- Simplified Chinese: 民族区域自治制度
- Traditional Chinese: 民族區域自治制度

Standard Mandarin
- Hanyu Pinyin: Mínzú qūyù zìzhì zhìdù

= Regional ethnic autonomy system of China =

Administrative system in China

In the People's Republic of China, the regional ethnic autonomy system is a term used by the government for its political system of governing bodies designed specifically for ethnic minorities in the country. This system was aimed at achieving ethnic equality in China.

It is based on People’s Republic of China Regional Ethnic Autonomy Law enacted in 1984 amended in 2001 and Provisions on Implementing the Regional Ethnic Autonomy Law enacted in 2005.

==History==
In 1941, Ethnical Regional Autonomy System was experimented by Mao Zedong led government in Shaan-Gan-Ning Border Region.
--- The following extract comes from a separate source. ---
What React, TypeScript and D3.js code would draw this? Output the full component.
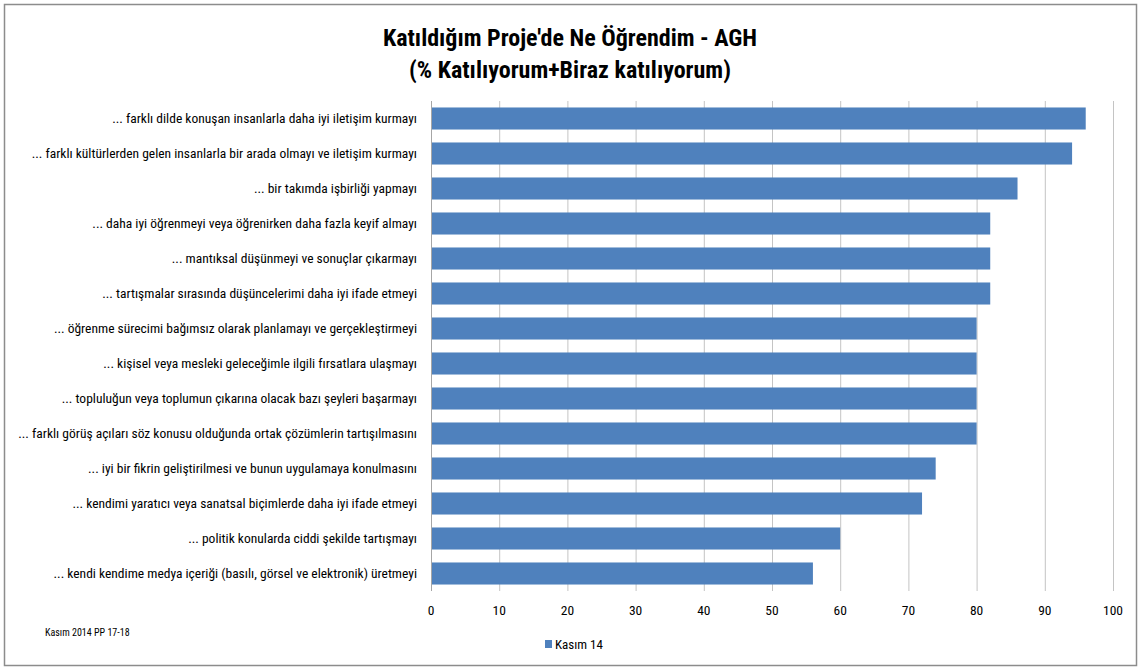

In the governmental principal file, ethnic Mongolian and Chinese Muslim were to establish autonomous region based on ethnical equality principle. It was a reflection against Qing dynasty's devious ethnic policy as well as a result of studying Soviet Union's ethnical policy.

In 1947, Mongolian Autonomous Region was established. After that, various autonomous regions, prefectures, and counties were established in 1950-1963 and 1979–1990, with some exceptions like Tibet Autonomous Region in 1965 and the latest Beichuan Qiang Autonomous County in 2003. Ethnic Autonomy Region were generally established in areas where more than 20% of the population is ethnic minority people.

==Autonomous government body==
The autonomous government body are People's Congress and People's Government. As other Chinese political power structure. The real governmental power lies flexibly between Party's Commission and People's Government.

The administrative level of autonomous government body is principally decided by the population and area of the region. Autonomous regions is the highest level of administrative body in China, with the same status of a province, followed by autonomous prefecture and autonomous county.

==Autonomous governments' rights and policy guidelines==
Autonomous government has the right to make ethnic laws, improvisingly execute specific ethnic related issues, enjoy relatively higher economic independence and higher reserve fund in central government, have a separate ethnic related budget in Chinese State Council, enjoy independent cultural control to a certain degree, use the major ethnic minority language as official language, organize local police militia. But law making and execution power need permission from National People's Congress and State Council respectively.

==Ethnic minority benefit in China==
===Government jobs===
The head of people's government and people's congress should be ethnic minority person.

In the people's congress, when multiple ethnicities live in the same autonomous region, every ethnicity should have representatives, especially giving low population ethnicities considerable more representative positions.

In the people's government, the consisting personals and the belonging branches should try their best to employ ethnic minority officials, and when there are ethnic minority candidates who meets the selecting criteria, they should be priorly employed.

The ratio of ethnic minority officials should correlate to the ratio of ethnic minority population in the region, when the ethnic minority population is over 1/2 of the local population, and should be higher than the ratio of ethnic minority population, when is lower than 1/2.

===Bonus points in Gaokao===
According to different policies in different Chinese provincial gaokao committee, the ethnic minority students residing in ethnic autonomous regions can get free bonus points, varying from 10 to 35 in total 750 points.

===Respect for ethnic custom in university===
In Chinese universities, the undergraduate education still go on by grouping students into classes. And the ethnic minority students will be asked about the special custom and culture by the supervisors. The supervisors and university staff would try to avoid taboo and offences to ethnic minorities. Due to the large number of Chinese Muslims, most Chinese universities have a specific dining section for them.